MP89形…使用路線④、⑭(自動運転形)
前面がくの字形になっている車両で、自動ドア、車端部がロングシートのセミクロスシート、自動放送があり、車両間の行き来が可能です。14番線は自動運転が行われているため運転台がなく、MP05形との違いはよく見ないと分かりません。

MP05形…使用路線①、⑭
自動運転路線のための車両です。見かけや仕様はMP89形とほぼ同一で、見分け方は私もまだ良く分かっていません…笑。編成両端部は運転台がないため座席に座ることができ、運転台のようなシールが貼ってあって電車好きな子供にはたまらない空間になっています。

【MF形】
MF67形…使用路線③、③支線、⑩、⑫
鉄輪式では最古参車両。仕様はMP73形とほぼ同一でやはり個人的には好きな車両です。

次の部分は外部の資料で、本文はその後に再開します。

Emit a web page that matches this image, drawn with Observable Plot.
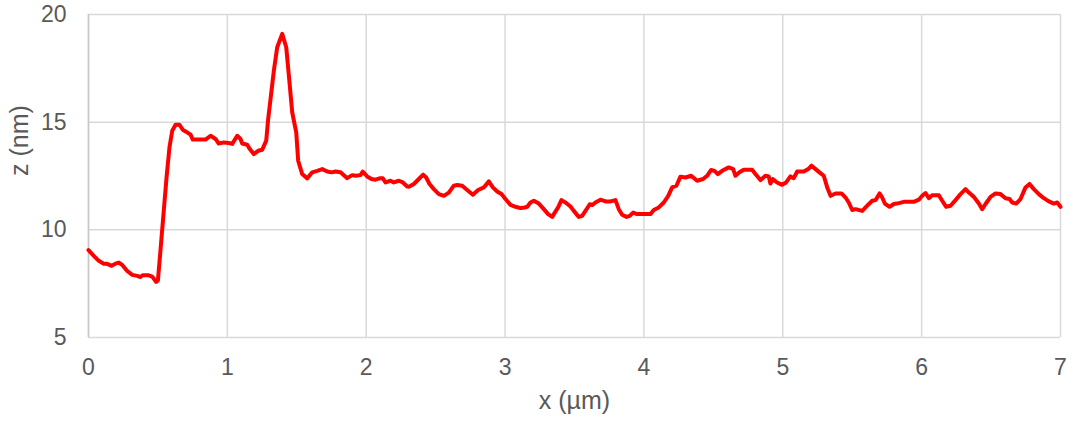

3番線の車両は改造が施されており、片側が交互にロングシートになったセミクロスシート、ドア上案内表示と自動放送があります。

MF77形…使用路線⑦、⑧、⑬
側面が折れ曲がった特徴的なスタイルで、行き先が複数ある路線に投入されました。押しボタン式ドア、車端部がロングシートのセミクロスシートで、車内外に点灯式の行先表示器を装備しています(前述のように13番線の車両はドア上案内表示が設置されたためこれらは撤去されたようです。)

MF88形…使用路線⑦支線
⑦支線だけに使用されている車両。台車に先進技術を用いながら、それに問題があって投入がこれだけになったいわゆる「迷車」です。押しボタン式ドア、クロスシート、車両間の行き来が可能で、固定座席は少し弾力がありました。

MF01形…使用路線②、⑤、⑨
比較的新しい車両で、旅行者には好印象ではないでしょうか。自動ドア、ボックスシートは交互に2+1となったセミクロスシート、ドア上案内表示、自動放送があり、車両間の行き来が可能です。

以上が現在使用されている車両ですが、さらに現在MF19形という車両が計画されているようです。古参の鉄輪式車両は数年後に順次置き換えられるようなので、古い車両が好きな方は是非今のうちに乗りに来てくださいね。

・その他よもやま話
面白い駅名…メトロもただ移動するだけではつまらないですが、時々面白い駅名を見かけることも。例えば6番線のケ・ド・ラ・ガールQuai de la Gare(直訳すると駅のホーム駅)、8番線と9番線のボンヌ・ヌヴェルBonne Nouvelle(直訳すると良いニュース駅)や日付がついた駅名など。あなたもお気に入りの駅を探してみてはいかがでしょうか。

かぶりつき…運転台と客室を隔てる窓は遮光加工が施されていますが、よく見ると前面展望が見えます。パリのメトロは東京以上に使用されなくなった路線や駅など興味深い空間が多いです。ただやりすぎると何かあるのかと運転士の気に障るかもしれないので、ほどほどにしましょう。1番線や14番線は自動運転で運転士がいないので遠慮なく見ることができます。

運転士…運転士は女性の方が多い印象で、制服は来ておらず見た目は乗客と同じです。コーヒーを飲みながら運転していたりなどすることもありますが、割と普通のことなので大目に見てあげましょう笑。

新塗装…現在すべての車両がパリ交通公団の色である白と緑色に塗られていますが、今後の新型車両投入にあわせてイル=ド=フランス・モビリテの色である白と水色になっていくようです。RERの車両では一部の編成が既にこの新塗装になっていますが、今後メトロの車両の動向も目が離せません。

パリのメトロについては大体この辺りでしょうか。今回は何だか非常に鉄分の濃い回でしたね。
次回からはヴェルサイユ宮殿の各施設についてのシリーズをゆっくり進めていくこととします。